Here follow the Books Apocryphal, which are not received of the Hebrews. But we reade them (as saith St. Hierome in his Prologue to the Proverbs) for the instruction of the People, not to confirm the Authority of the Doctrine of the Church: 2nd Esdras, 3d Esdras, Tobit, Judith, Wisdom, Ecclesiasticus, Baruch, with the Epistle of Jeremiah, Esther from the tenth Chapter to the end, The Song of the three Children in the Fornace, The History of Susanna, The History of the Dragon, 1 Maccabes, 2 Maccabes, 3 Maccabes.
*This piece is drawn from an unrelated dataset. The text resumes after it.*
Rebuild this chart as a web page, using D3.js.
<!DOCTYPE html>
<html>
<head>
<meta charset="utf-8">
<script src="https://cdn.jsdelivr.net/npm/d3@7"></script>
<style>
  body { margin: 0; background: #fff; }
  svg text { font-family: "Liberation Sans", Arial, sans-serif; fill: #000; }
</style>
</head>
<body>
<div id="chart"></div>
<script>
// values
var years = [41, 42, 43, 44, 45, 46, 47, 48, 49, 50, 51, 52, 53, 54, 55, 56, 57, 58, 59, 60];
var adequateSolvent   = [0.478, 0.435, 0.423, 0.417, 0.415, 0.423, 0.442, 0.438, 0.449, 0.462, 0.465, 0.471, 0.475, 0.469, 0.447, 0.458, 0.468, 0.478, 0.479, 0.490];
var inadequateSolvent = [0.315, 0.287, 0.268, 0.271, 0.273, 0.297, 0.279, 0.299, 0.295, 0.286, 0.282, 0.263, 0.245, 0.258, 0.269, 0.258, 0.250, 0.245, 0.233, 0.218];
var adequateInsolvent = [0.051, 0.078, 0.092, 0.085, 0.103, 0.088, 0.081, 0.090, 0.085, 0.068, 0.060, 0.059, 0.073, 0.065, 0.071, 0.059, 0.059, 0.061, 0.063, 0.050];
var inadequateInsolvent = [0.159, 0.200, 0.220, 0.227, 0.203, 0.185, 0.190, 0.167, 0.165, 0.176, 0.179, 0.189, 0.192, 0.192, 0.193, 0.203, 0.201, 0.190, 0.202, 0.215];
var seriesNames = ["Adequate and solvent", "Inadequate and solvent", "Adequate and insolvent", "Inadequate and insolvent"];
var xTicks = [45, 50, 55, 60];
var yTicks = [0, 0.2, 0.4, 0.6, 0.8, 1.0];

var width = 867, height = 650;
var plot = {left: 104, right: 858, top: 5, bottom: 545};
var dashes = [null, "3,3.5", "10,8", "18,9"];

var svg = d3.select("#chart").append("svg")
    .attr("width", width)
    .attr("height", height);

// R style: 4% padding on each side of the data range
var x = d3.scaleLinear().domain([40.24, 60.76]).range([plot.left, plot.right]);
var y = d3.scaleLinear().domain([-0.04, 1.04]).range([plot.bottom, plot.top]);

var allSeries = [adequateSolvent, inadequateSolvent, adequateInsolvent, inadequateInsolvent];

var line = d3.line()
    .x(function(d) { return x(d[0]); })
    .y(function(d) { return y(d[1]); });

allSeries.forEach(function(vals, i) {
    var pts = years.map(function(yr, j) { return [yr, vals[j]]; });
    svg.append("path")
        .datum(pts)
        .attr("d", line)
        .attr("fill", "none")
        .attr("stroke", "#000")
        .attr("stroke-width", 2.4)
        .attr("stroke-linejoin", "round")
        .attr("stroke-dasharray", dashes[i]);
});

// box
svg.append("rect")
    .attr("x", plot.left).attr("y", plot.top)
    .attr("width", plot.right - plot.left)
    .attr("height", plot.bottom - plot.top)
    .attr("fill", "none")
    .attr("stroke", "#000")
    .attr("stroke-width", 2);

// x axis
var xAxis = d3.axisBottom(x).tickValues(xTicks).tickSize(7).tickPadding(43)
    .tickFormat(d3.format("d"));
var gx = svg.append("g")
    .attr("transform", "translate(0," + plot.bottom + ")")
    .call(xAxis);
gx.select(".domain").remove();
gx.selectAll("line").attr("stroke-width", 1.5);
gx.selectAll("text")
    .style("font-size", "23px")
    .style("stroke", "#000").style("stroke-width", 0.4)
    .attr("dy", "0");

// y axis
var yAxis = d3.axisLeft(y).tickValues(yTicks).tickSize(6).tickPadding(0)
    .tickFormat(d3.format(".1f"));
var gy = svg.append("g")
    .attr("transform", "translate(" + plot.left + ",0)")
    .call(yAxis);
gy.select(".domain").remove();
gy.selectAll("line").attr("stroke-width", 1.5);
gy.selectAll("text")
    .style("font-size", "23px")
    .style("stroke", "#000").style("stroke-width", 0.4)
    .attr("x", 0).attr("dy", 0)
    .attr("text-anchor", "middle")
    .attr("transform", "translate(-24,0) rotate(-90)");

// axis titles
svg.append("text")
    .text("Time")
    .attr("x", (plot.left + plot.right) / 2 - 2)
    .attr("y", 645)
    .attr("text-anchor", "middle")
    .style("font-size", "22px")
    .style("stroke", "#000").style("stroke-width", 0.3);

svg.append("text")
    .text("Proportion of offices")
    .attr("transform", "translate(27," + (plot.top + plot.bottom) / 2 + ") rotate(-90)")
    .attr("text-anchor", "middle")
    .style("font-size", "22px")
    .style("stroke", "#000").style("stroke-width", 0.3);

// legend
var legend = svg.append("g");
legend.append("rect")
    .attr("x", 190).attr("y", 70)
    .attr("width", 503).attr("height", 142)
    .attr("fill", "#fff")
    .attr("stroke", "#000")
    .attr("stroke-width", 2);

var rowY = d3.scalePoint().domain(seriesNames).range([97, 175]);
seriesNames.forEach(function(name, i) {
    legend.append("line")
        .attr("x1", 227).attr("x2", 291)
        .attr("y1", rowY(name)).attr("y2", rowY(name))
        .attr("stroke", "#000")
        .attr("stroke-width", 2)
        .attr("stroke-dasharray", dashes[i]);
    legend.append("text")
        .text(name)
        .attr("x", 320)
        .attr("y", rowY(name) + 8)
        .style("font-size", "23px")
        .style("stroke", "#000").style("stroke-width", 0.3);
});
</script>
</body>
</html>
Here follow the Books of the New Testament: The Gospels according to Matthew, Mark, Luke, and John, The Acts of the Apostles, The Epistle of Paul to the Romans, 1 Corinthians, 2 Corinthians, Galatians, Ephesians, Philippians, Colossians, 1 Thessalonians, 2 Thessalonians, 1 Timothy, 2 Timothy, Titus, Philemon, The Epistle to the Hebrews, The Epistle of James, The first Epistle of Peter, The second Epistle of Peter, The first Epistle of John, The second Epistle of John, The third Epistle of John, The Epistle of Jude, The Revelation of John.


Anonymous said...

I don't believe this confession is genuinely from the Waldensians. It is highly unlikely that a group of forest dwellers were aquainted with Augustinian theology or that they would accept it. Its a phoney document.

A.M. Mallett said...

beowulf, why would you think a community of believers living in northern Italy would be unfamiliar with Augustine? It is established fact that the Waldenses suffered persecution at the hands of Papal authorities late in the 12th century for their anti-papal beliefs as represented in their confessional statements. We see a repeat of this in the 1544 confessional as well.

The academic consensus on this matter is fairly well established.